Description of the task:
Take the listing from its first line through the line that contains "minimum width=232pt] (a3)" and please retype those lines exactly, leaving out the pictures.

* BEGIN Raw data *

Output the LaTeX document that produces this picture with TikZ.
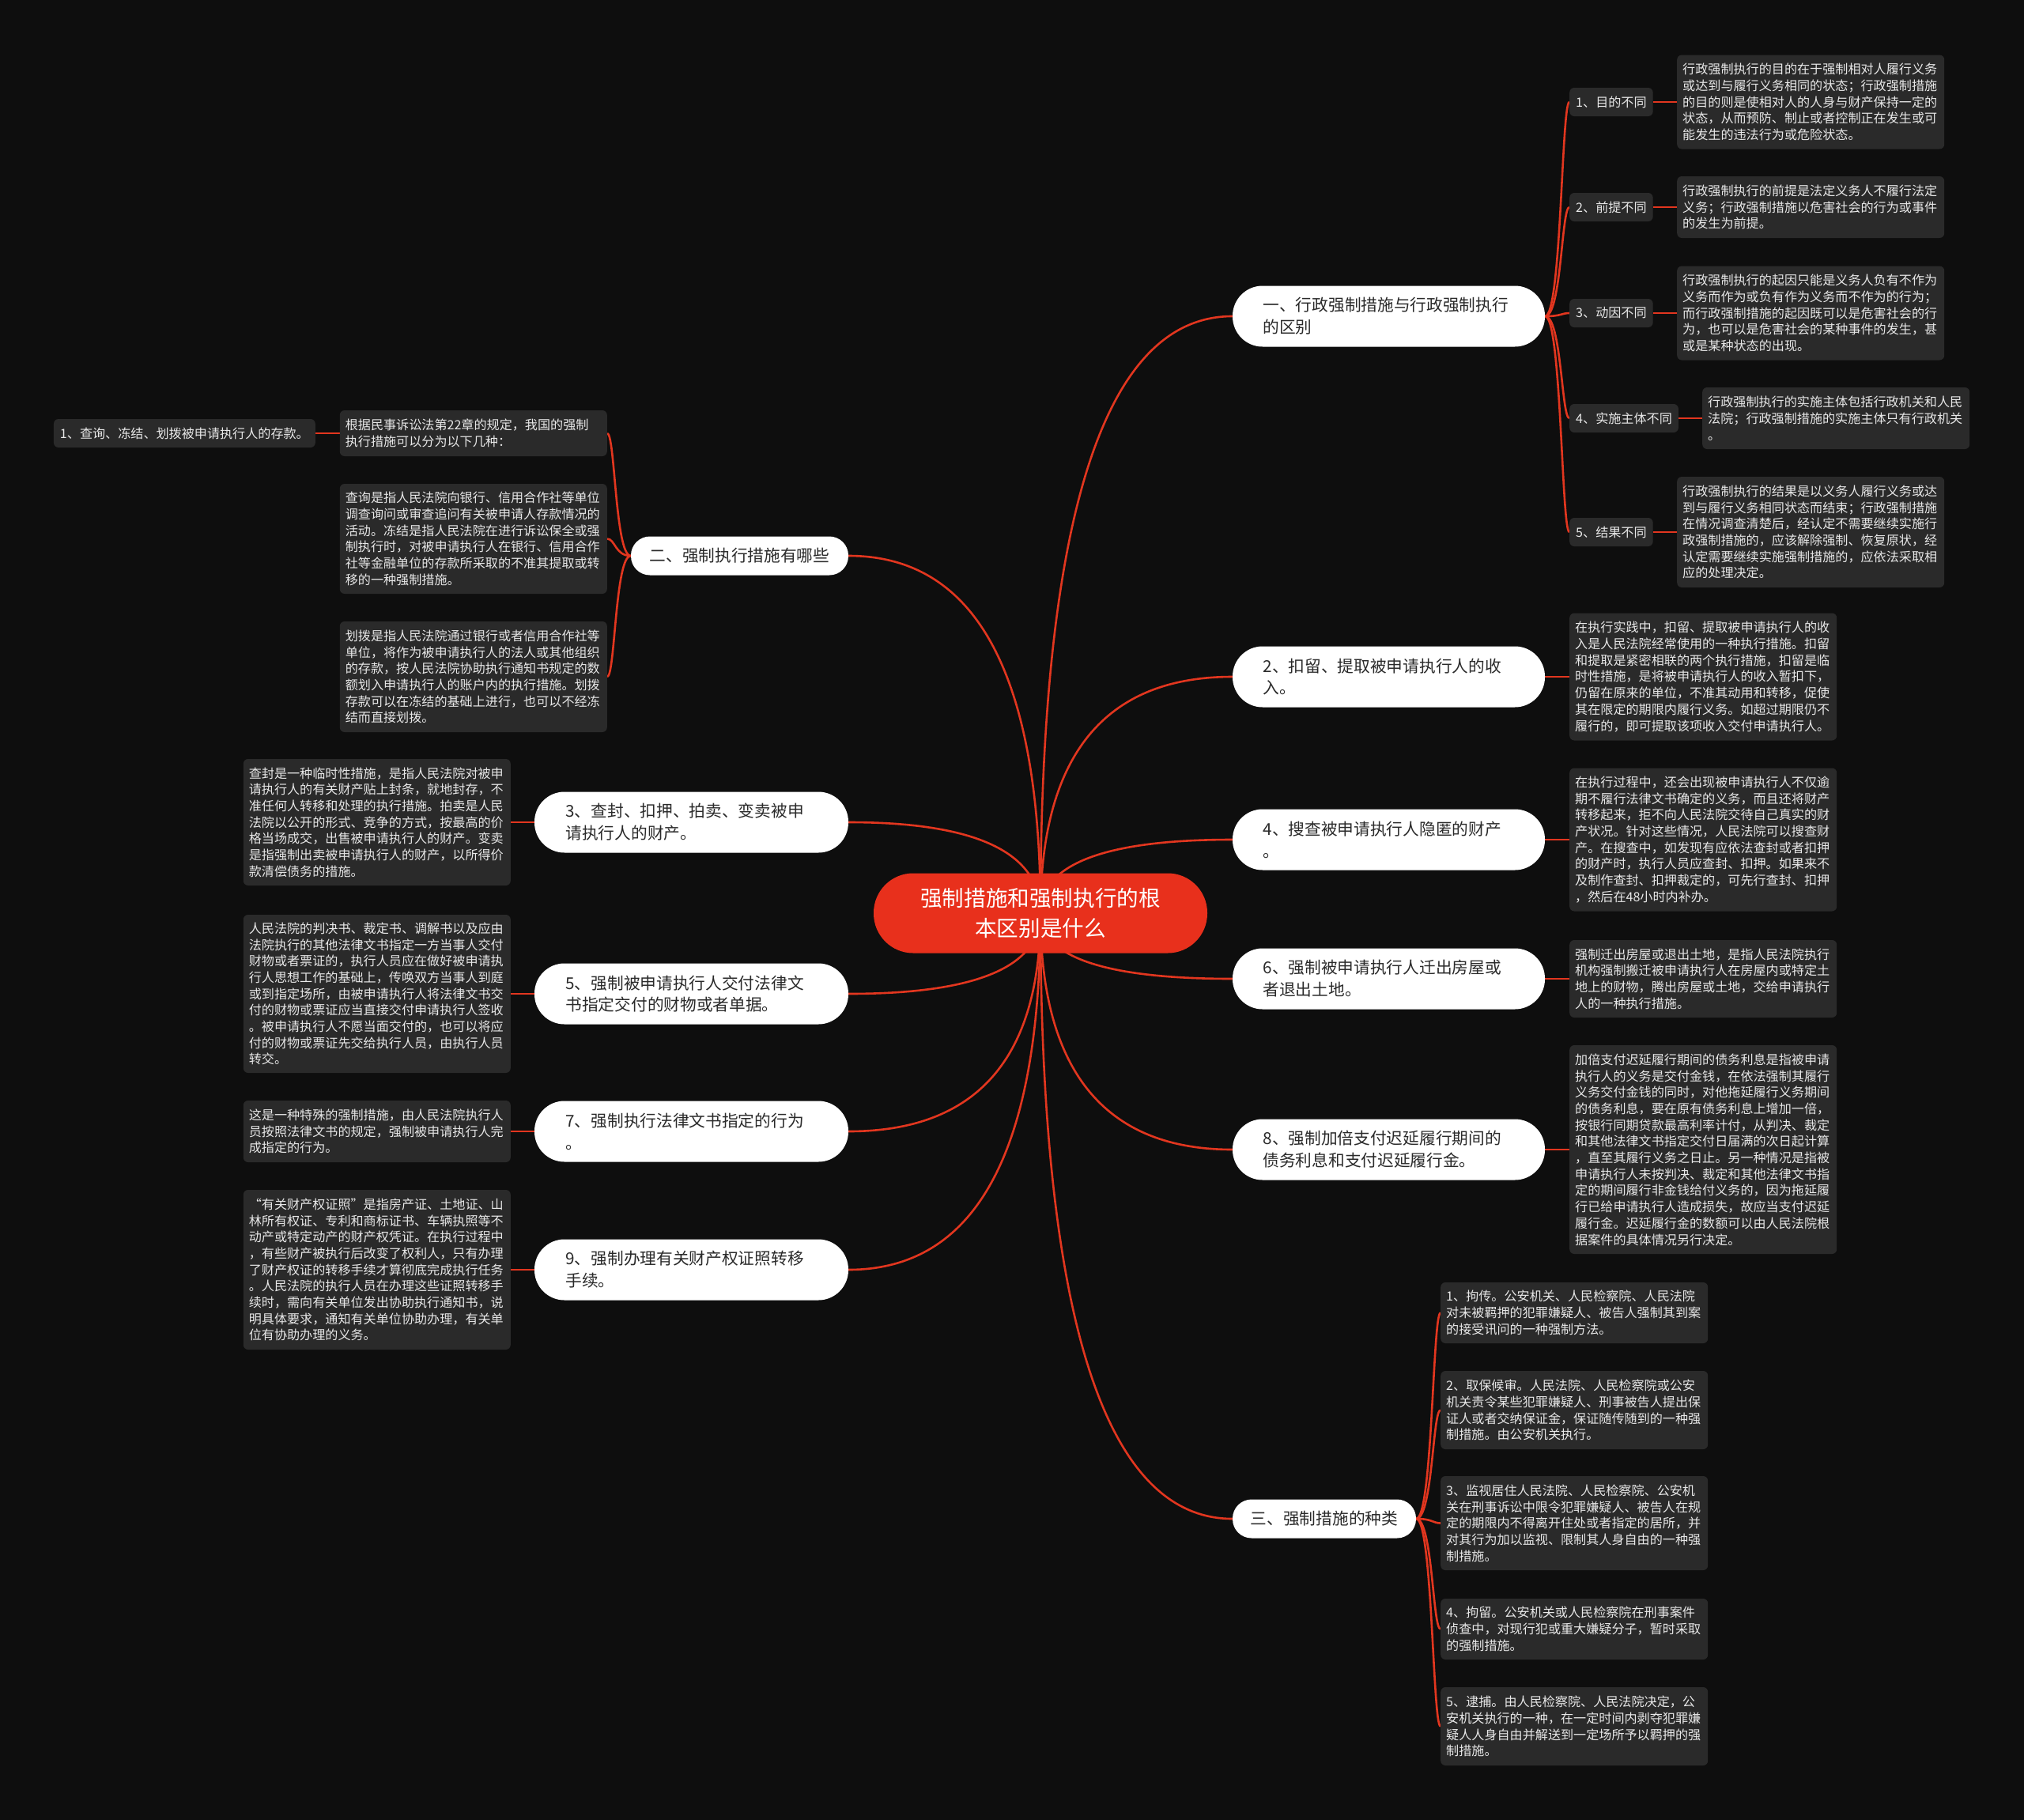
\documentclass[tikz,border=0pt]{standalone}
\usepackage{fontspec}
\setmainfont{Noto Sans CJK SC}
\definecolor{bgc}{HTML}{0E0E0E}
\definecolor{lred}{HTML}{E2361F}
\definecolor{cred}{HTML}{E8301C}
\definecolor{notebg}{HTML}{2A2A2A}
\definecolor{notetx}{HTML}{E8E8E8}
\definecolor{pilltx}{HTML}{2A2A2A}
\pgfdeclarelayer{bg}
\pgfdeclarelayer{lines}
\pgfsetlayers{bg,lines,main}
\tikzset{
  conn/.style={draw=lred, line width=2.6pt},
  rootnode/.style={fill=cred, text=white, rounded corners=50pt, minimum width=422pt, minimum height=101pt,
    align=center, inner sep=0pt, font=\fontsize{27.6pt}{38pt}\selectfont},
  pillone/.style={fill=white, text=pilltx, rounded corners=24pt, minimum height=49pt, inner sep=0pt,
    align=center, font=\fontsize{20.7pt}{27.8pt}\selectfont},
  pilltwo/.style={fill=white, text=pilltx, rounded corners=38pt, minimum height=77pt, inner sep=0pt,
    text width=318pt, align=left, font=\fontsize{20.7pt}{27.8pt}\selectfont},
  tag/.style={fill=notebg, text=notetx, rounded corners=6pt, minimum height=36pt, inner xsep=8pt, inner ysep=0pt,
    font=\fontsize{16.1pt}{20.7pt}\selectfont},
  note/.style={fill=notebg, text=notetx, rounded corners=6pt, text width=324pt, inner xsep=7pt, inner ysep=0pt,
    align=left, font=\fontsize{16.1pt}{20.7pt}\selectfont},
}
\begin{document}
\begin{tikzpicture}[x=1pt,y=-1pt]
\begin{pgfonlayer}{bg}
\fill[bgc] (0,0) rectangle (2560,2302);
\end{pgfonlayer}
\useasboundingbox (0,0) rectangle (2560,2302);

% root
\node[rootnode] (root) at (1316,1155) {强制措施和强制执行的根\\本区别是什么};

% right level-1
\node[pilltwo, minimum width=395pt] (a1) at (1756.5,400) {一、行政强制措施与行政强制执行\\的区别};
\node[pilltwo, minimum width=395pt] (a2) at (1756.5,856) {2、扣留、提取被申请执行人的收\\入。};
\node[pilltwo, minimum width=395pt] (a4) at (1756.5,1062) {4、搜查被申请执行人隐匿的财产\\。};
\node[pilltwo, minimum width=395pt] (a6) at (1756.5,1238) {6、强制被申请执行人迁出房屋或\\者退出土地。};
\node[pilltwo, minimum width=395pt] (a8) at (1756.5,1454) {8、强制加倍支付迟延履行期间的\\债务利息和支付迟延履行金。};
\node[pillone, minimum width=232pt] (a3) at (1675,1921) {三、强制措施的种类};

% left level-1
\node[pillone, minimum width=275pt] (b2) at (935.5,703) {二、强制执行措施有哪些};
\node[pilltwo, minimum width=397pt] (b3) at (874.5,1040) {3、查封、扣押、拍卖、变卖被申\\请执行人的财产。};
\node[pilltwo, minimum width=397pt] (b5) at (874.5,1257) {5、强制被申请执行人交付法律文\\书指定交付的财物或者单据。};
\node[pilltwo, minimum width=397pt] (b7) at (874.5,1431) {7、强制执行法律文书指定的行为\\。};
\node[pilltwo, minimum width=397pt] (b9) at (874.5,1606) {9、强制办理有关财产权证照转移\\手续。};

% level-2 under 一
\node[tag, anchor=west] (l1) at (1985,129) {1、目的不同};
\node[tag, anchor=west] (l2) at (1985,262) {2、前提不同};
\node[tag, anchor=west] (l3) at (1985,396) {3、动因不同};
\node[tag, anchor=west] (l4) at (1985,529) {4、实施主体不同};
\node[tag, anchor=west] (l5) at (1985,673) {5、结果不同};

\node[note, anchor=west, minimum height=119pt] (t1) at (2121,129) {行政强制执行的目的在于强制相对人履行义务\\或达到与履行义务相同的状态；行政强制措施\\的目的则是使相对人的人身与财产保持一定的\\状态，从而预防、制止或者控制正在发生或可\\能发生的违法行为或危险状态。};
\node[note, anchor=west, minimum height=78pt] (t2) at (2121,262) {行政强制执行的前提是法定义务人不履行法定\\义务；行政强制措施以危害社会的行为或事件\\的发生为前提。};
\node[note, anchor=west, minimum height=119pt] (t3) at (2121,396) {行政强制执行的起因只能是义务人负有不作为\\义务而作为或负有作为义务而不作为的行为；\\而行政强制措施的起因既可以是危害社会的行\\为，也可以是危害社会的某种事件的发生，甚\\或是某种状态的出现。};
\node[note, anchor=west, minimum height=78pt] (t4) at (2153,529) {行政强制执行的实施主体包括行政机关和人民\\法院；行政强制措施的实施主体只有行政机关\\。};
\node[note, anchor=west, minimum height=140pt] (t5) at (2121,673) {行政强制执行的结果是以义务人履行义务或达\\到与履行义务相同状态而结束；行政强制措施\\在情况调查清楚后，经认定不需要继续实施行\\政强制措施的，应该解除强制、恢复原状，经\\认定需要继续实施强制措施的，应依法采取相\\应的处理决定。};

% right notes
\node[note, anchor=west, minimum height=161pt] (m2) at (1985,856) {在执行实践中，扣留、提取被申请执行人的收\\入是人民法院经常使用的一种执行措施。扣留\\和提取是紧密相联的两个执行措施，扣留是临\\时性措施，是将被申请执行人的收入暂扣下，\\仍留在原来的单位，不准其动用和转移，促使\\其在限定的期限内履行义务。如超过期限仍不\\履行的，即可提取该项收入交付申请执行人。};
\node[note, anchor=west, minimum height=181pt] (m4) at (1985,1062) {在执行过程中，还会出现被申请执行人不仅逾\\期不履行法律文书确定的义务，而且还将财产\\转移起来，拒不向人民法院交待自己真实的财\\产状况。针对这些情况，人民法院可以搜查财\\产。在搜查中，如发现有应依法查封或者扣押\\的财产时，执行人员应查封、扣押。如果来不\\及制作查封、扣押裁定的，可先行查封、扣押\\，然后在48小时内补办。};
\node[note, anchor=west, minimum height=98pt] (m6) at (1985,1238) {强制迁出房屋或退出土地，是指人民法院执行\\机构强制搬迁被申请执行人在房屋内或特定土\\地上的财物，腾出房屋或土地，交给申请执行\\人的一种执行措施。};
\node[note, anchor=west, minimum height=264pt] (m8) at (1985,1454) {加倍支付迟延履行期间的债务利息是指被申请\\执行人的义务是交付金钱，在依法强制其履行\\义务交付金钱的同时，对他拖延履行义务期间\\的债务利息，要在原有债务利息上增加一倍，\\按银行同期贷款最高利率计付，从判决、裁定\\和其他法律文书指定交付日届满的次日起计算\\，直至其履行义务之日止。另一种情况是指被\\申请执行人未按判决、裁定和其他法律文书指\\定的期间履行非金钱给付义务的，因为拖延履\\行已给申请执行人造成损失，故应当支付迟延\\履行金。迟延履行金的数额可以由人民法院根\\据案件的具体情况另行决定。};

% notes under 三
\node[note, anchor=west, minimum height=77pt] (s1) at (1822,1660.5) {1、拘传。公安机关、人民检察院、人民法院\\对未被羁押的犯罪嫌疑人、被告人强制其到案\\的接受讯问的一种强制方法。};
\node[note, anchor=west, minimum height=99pt] (s2) at (1822,1783.5) {2、取保候审。人民法院、人民检察院或公安\\机关责令某些犯罪嫌疑人、刑事被告人提出保\\证人或者交纳保证金，保证随传随到的一种强\\制措施。由公安机关执行。};
\node[note, anchor=west, minimum height=119pt] (s3) at (1822,1926.5) {3、监视居住人民法院、人民检察院、公安机\\关在刑事诉讼中限令犯罪嫌疑人、被告人在规\\定的期限内不得离开住处或者指定的居所，并\\对其行为加以监视、限制其人身自由的一种强\\制措施。};
\node[note, anchor=west, minimum height=77pt] (s4) at (1822,2060.5) {4、拘留。公安机关或人民检察院在刑事案件\\侦查中，对现行犯或重大嫌疑分子，暂时采取\\的强制措施。};
\node[note, anchor=west, minimum height=99pt] (s5) at (1822,2183.5) {5、逮捕。由人民检察院、人民法院决定，公\\安机关执行的一种，在一定时间内剥夺犯罪嫌\\疑人人身自由并解送到一定场所予以羁押的强\\制措施。};

% left notes under 二
\node[note, anchor=east, minimum height=58pt] (k1) at (768,548) {根据民事诉讼法第22章的规定，我国的强制\\执行措施可以分为以下几种：};
\node[tag, anchor=east] (k0) at (399,548) {1、查询、冻结、划拨被申请执行人的存款。};
\node[note, anchor=east, minimum height=139pt] (k2) at (768,681.5) {查询是指人民法院向银行、信用合作社等单位\\调查询问或审查追问有关被申请人存款情况的\\活动。冻结是指人民法院在进行诉讼保全或强\\制执行时，对被申请执行人在银行、信用合作\\社等金融单位的存款所采取的不准其提取或转\\移的一种强制措施。};
\node[note, anchor=east, minimum height=140pt] (k3) at (768,856) {划拨是指人民法院通过银行或者信用合作社等\\单位，将作为被申请执行人的法人或其他组织\\的存款，按人民法院协助执行通知书规定的数\\额划入申请执行人的账户内的执行措施。划拨\\存款可以在冻结的基础上进行，也可以不经冻\\结而直接划拨。};

% left notes
\node[note, anchor=east, minimum height=160pt] (q3) at (646,1040) {查封是一种临时性措施，是指人民法院对被申\\请执行人的有关财产贴上封条，就地封存，不\\准任何人转移和处理的执行措施。拍卖是人民\\法院以公开的形式、竞争的方式，按最高的价\\格当场成交，出售被申请执行人的财产。变卖\\是指强制出卖被申请执行人的财产，以所得价\\款清偿债务的措施。};
\node[note, anchor=east, minimum height=200pt] (q5) at (646,1257) {人民法院的判决书、裁定书、调解书以及应由\\法院执行的其他法律文书指定一方当事人交付\\财物或者票证的，执行人员应在做好被申请执\\行人思想工作的基础上，传唤双方当事人到庭\\或到指定场所，由被申请执行人将法律文书交\\付的财物或票证应当直接交付申请执行人签收\\。被申请执行人不愿当面交付的，也可以将应\\付的财物或票证先交给执行人员，由执行人员\\转交。};
\node[note, anchor=east, minimum height=78pt] (q7) at (646,1431) {这是一种特殊的强制措施，由人民法院执行人\\员按照法律文书的规定，强制被申请执行人完\\成指定的行为。};
\node[note, anchor=east, minimum height=202pt] (q9) at (646,1606) {“有关财产权证照”是指房产证、土地证、山\\林所有权证、专利和商标证书、车辆执照等不\\动产或特定动产的财产权凭证。在执行过程中\\，有些财产被执行后改变了权利人，只有办理\\了财产权证的转移手续才算彻底完成执行任务\\。人民法院的执行人员在办理这些证照转移手\\续时，需向有关单位发出协助执行通知书，说\\明具体要求，通知有关单位协助办理，有关单\\位有协助办理的义务。};

\begin{pgfonlayer}{lines}
% root to level-1
\draw[conn] (root.center) .. controls (1316,651.7) and (1397,400) .. (a1.west);
\draw[conn] (root.center) .. controls (1316,955.7) and (1397,856) .. (a2.west);
\draw[conn] (root.center) .. controls (1316,1093) and (1397,1062) .. (a4.west);
\draw[conn] (root.center) .. controls (1316,1210.3) and (1397,1238) .. (a6.west);
\draw[conn] (root.center) .. controls (1316,1354.3) and (1397,1454) .. (a8.west);
\draw[conn] (root.center) .. controls (1316,1665.7) and (1397,1921) .. (a3.west);
\draw[conn] (root.center) .. controls (1316,853.7) and (1235,703) .. (b2.east);
\draw[conn] (root.center) .. controls (1316,1078.3) and (1235,1040) .. (b3.east);
\draw[conn] (root.center) .. controls (1316,1223) and (1235,1257) .. (b5.east);
\draw[conn] (root.center) .. controls (1316,1339) and (1235,1431) .. (b7.east);
\draw[conn] (root.center) .. controls (1316,1455.7) and (1235,1606) .. (b9.east);
% 一 to labels
\draw[conn] (a1.east) .. controls (1975,400) and (1975,129) .. (l1.west);
\draw[conn] (a1.east) .. controls (1975,400) and (1975,262) .. (l2.west);
\draw[conn] (a1.east) .. controls (1975,400) and (1975,396) .. (l3.west);
\draw[conn] (a1.east) .. controls (1975,400) and (1975,529) .. (l4.west);
\draw[conn] (a1.east) .. controls (1975,400) and (1975,673) .. (l5.west);
\draw[conn] (l1.east) -- (t1.west);
\draw[conn] (l2.east) -- (t2.west);
\draw[conn] (l3.east) -- (t3.west);
\draw[conn] (l4.east) -- (t4.west);
\draw[conn] (l5.east) -- (t5.west);
% right notes
\draw[conn] (a2.east) -- (m2.west);
\draw[conn] (a4.east) -- (m4.west);
\draw[conn] (a6.east) -- (m6.west);
\draw[conn] (a8.east) -- (m8.west);
% 三 to children
\draw[conn] (a3.east) .. controls (1812,1921) and (1812,1660.5) .. (s1.west);
\draw[conn] (a3.east) .. controls (1812,1921) and (1812,1783.5) .. (s2.west);
\draw[conn] (a3.east) .. controls (1812,1921) and (1812,1926.5) .. (s3.west);
\draw[conn] (a3.east) .. controls (1812,1921) and (1812,2060.5) .. (s4.west);
\draw[conn] (a3.east) .. controls (1812,1921) and (1812,2183.5) .. (s5.west);
% 二 to children
\draw[conn] (b2.west) .. controls (778,703) and (778,548) .. (k1.east);
\draw[conn] (b2.west) .. controls (778,703) and (778,681.5) .. (k2.east);
\draw[conn] (b2.west) .. controls (778,703) and (778,856) .. (k3.east);
\draw[conn] (k1.west) -- (k0.east);
% left notes
\draw[conn] (b3.west) -- (q3.east);
\draw[conn] (b5.west) -- (q5.east);
\draw[conn] (b7.west) -- (q7.east);
\draw[conn] (b9.west) -- (q9.east);
\end{pgfonlayer}
\end{tikzpicture}
\end{document}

* END Raw data *

Solution for this exercise:
Output the LaTeX document that produces this picture with TikZ.
\documentclass[tikz,border=0pt]{standalone}
\usepackage{fontspec}
\setmainfont{Noto Sans CJK SC}
\definecolor{bgc}{HTML}{0E0E0E}
\definecolor{lred}{HTML}{E2361F}
\definecolor{cred}{HTML}{E8301C}
\definecolor{notebg}{HTML}{2A2A2A}
\definecolor{notetx}{HTML}{E8E8E8}
\definecolor{pilltx}{HTML}{2A2A2A}
\pgfdeclarelayer{bg}
\pgfdeclarelayer{lines}
\pgfsetlayers{bg,lines,main}
\tikzset{
  conn/.style={draw=lred, line width=2.6pt},
  rootnode/.style={fill=cred, text=white, rounded corners=50pt, minimum width=422pt, minimum height=101pt,
    align=center, inner sep=0pt, font=\fontsize{27.6pt}{38pt}\selectfont},
  pillone/.style={fill=white, text=pilltx, rounded corners=24pt, minimum height=49pt, inner sep=0pt,
    align=center, font=\fontsize{20.7pt}{27.8pt}\selectfont},
  pilltwo/.style={fill=white, text=pilltx, rounded corners=38pt, minimum height=77pt, inner sep=0pt,
    text width=318pt, align=left, font=\fontsize{20.7pt}{27.8pt}\selectfont},
  tag/.style={fill=notebg, text=notetx, rounded corners=6pt, minimum height=36pt, inner xsep=8pt, inner ysep=0pt,
    font=\fontsize{16.1pt}{20.7pt}\selectfont},
  note/.style={fill=notebg, text=notetx, rounded corners=6pt, text width=324pt, inner xsep=7pt, inner ysep=0pt,
    align=left, font=\fontsize{16.1pt}{20.7pt}\selectfont},
}
\begin{document}
\begin{tikzpicture}[x=1pt,y=-1pt]
\begin{pgfonlayer}{bg}
\fill[bgc] (0,0) rectangle (2560,2302);
\end{pgfonlayer}
\useasboundingbox (0,0) rectangle (2560,2302);

% root
\node[rootnode] (root) at (1316,1155) {强制措施和强制执行的根\\本区别是什么};

% right level-1
\node[pilltwo, minimum width=395pt] (a1) at (1756.5,400) {一、行政强制措施与行政强制执行\\的区别};
\node[pilltwo, minimum width=395pt] (a2) at (1756.5,856) {2、扣留、提取被申请执行人的收\\入。};
\node[pilltwo, minimum width=395pt] (a4) at (1756.5,1062) {4、搜查被申请执行人隐匿的财产\\。};
\node[pilltwo, minimum width=395pt] (a6) at (1756.5,1238) {6、强制被申请执行人迁出房屋或\\者退出土地。};
\node[pilltwo, minimum width=395pt] (a8) at (1756.5,1454) {8、强制加倍支付迟延履行期间的\\债务利息和支付迟延履行金。};
\node[pillone, minimum width=232pt] (a3) at (1675,1921) {三、强制措施的种类};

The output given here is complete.